Income limits vary based on the number of individuals within a household. A larger household size corresponds to a higher income limit, acknowledging the increased financial needs of more occupants. For example, the income limit for a single person will be lower than that for a family of four, even for the same percentage of AMI. Rent for income-restricted units is often capped at a specific percentage of the household’s gross income, commonly around 30%, or set at a fixed percentage of the AMI for the unit size, making housing costs predictable and affordable.

Qualifying Beyond Income

While income is a primary determinant, applicants must meet several other criteria. The household’s composition and size are evaluated to ensure they align with the unit’s capacity and program rules. For instance, a one-bedroom apartment might be for a single person or a couple, while a three-bedroom unit would be appropriate for a larger family. These occupancy standards maximize the efficiency of affordable housing resources.

Landlords and housing agencies conduct credit history checks as part of the application process. They look for a history of responsible financial management, including timely bill payments and a lack of significant outstanding debt that could jeopardize rent payments. A strong credit history demonstrates an applicant’s reliability in meeting financial obligations. Conversely, a poor credit history with numerous delinquencies or large unpaid debts could indicate a higher risk for future rent payments.

A positive rental history is a significant factor in the qualification process. This involves reviewing past landlord references to confirm prompt rent payments, adherence to lease terms, and responsible property maintenance. An applicant with a history of evictions, property damage, or consistent late payments may face challenges in securing an apartment.

Criminal background checks are a standard part of the screening process for most housing programs. These checks review an applicant’s criminal record for any offenses that might pose a risk to the property or other residents. Certain convictions, such as for violent crimes, drug-related offenses, or felonies, may disqualify an applicant, depending on the program’s policies and the nature of the offense.

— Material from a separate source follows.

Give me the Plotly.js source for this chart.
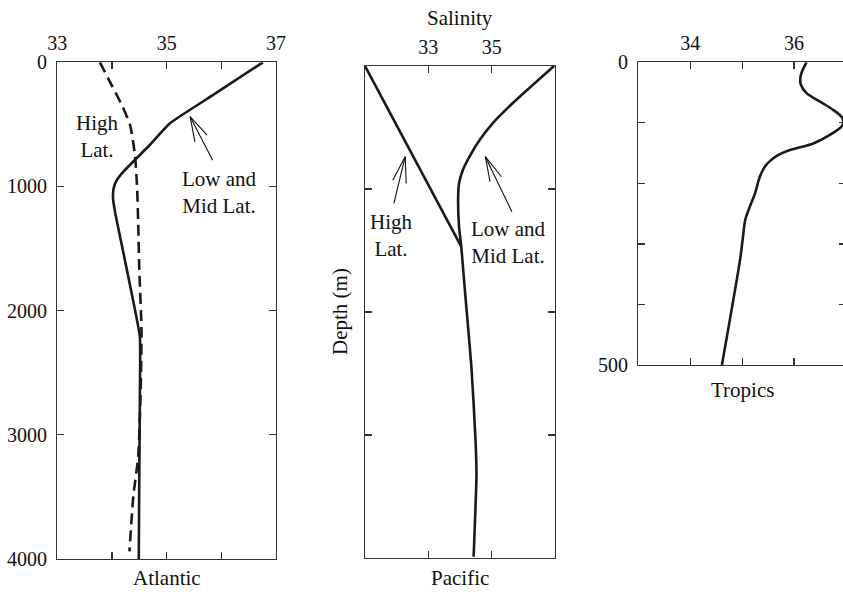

Some income-restricted housing programs impose limits on a household’s total assets in addition to income restrictions. These asset limits include readily convertible assets like savings accounts, checking accounts, stocks, bonds, and real estate equity from properties not used as a primary residence. Certain assets, such as retirement accounts and the value of a primary residence, are excluded from these calculations. Specific rules may apply to full-time students, sometimes requiring them to meet additional criteria or be part of a household with non-student members to qualify. Some programs may also give preference to applicants who already live or work within the city or county where the housing is located.

Navigating the Application Process

Finding and applying for income-restricted apartments involves a structured process. A primary resource for locating available units is local housing authority websites, which list affordable housing opportunities. Non-profit housing organizations and online affordable housing portals also serve as platforms for discovering listings. Property management companies operating income-restricted buildings may post vacancies directly on their websites or through general rental listing services.

Once a potential unit is identified, the next step involves obtaining and completing the application form. These forms can be downloaded from a website, picked up in person at the property management office, or requested via mail. The application process requires applicants to provide extensive documentation to verify their eligibility, including various financial and personal records.

Due to high demand, many income-restricted properties operate with waiting lists or lottery systems. After submitting an application, applicants may be placed on a list, and units are offered as they become available based on position or through a random selection process. The method of submission (online portal, mail, or in-person delivery) will be specified by the housing provider. Understanding these procedural nuances is important for managing expectations regarding the timeline for securing housing.

After an application is submitted, it undergoes a thorough review and initial screening by the housing provider. This stage may involve an interview with the applicant to clarify information or discuss specific circumstances. An important part of this phase is the income and eligibility verification process, where the housing provider will confirm the details provided in the application. This verification might involve requesting recent pay stubs, bank statements, tax returns, or other financial records directly from the applicant or third-party sources.

Following the verification process, applicants receive notification regarding the acceptance or denial of their application. If accepted, the process moves to the lease signing stage, where the terms and conditions of the tenancy are formally agreed upon. This systematic approach ensures that all eligibility requirements are met and that the housing is allocated fairly according to program guidelines.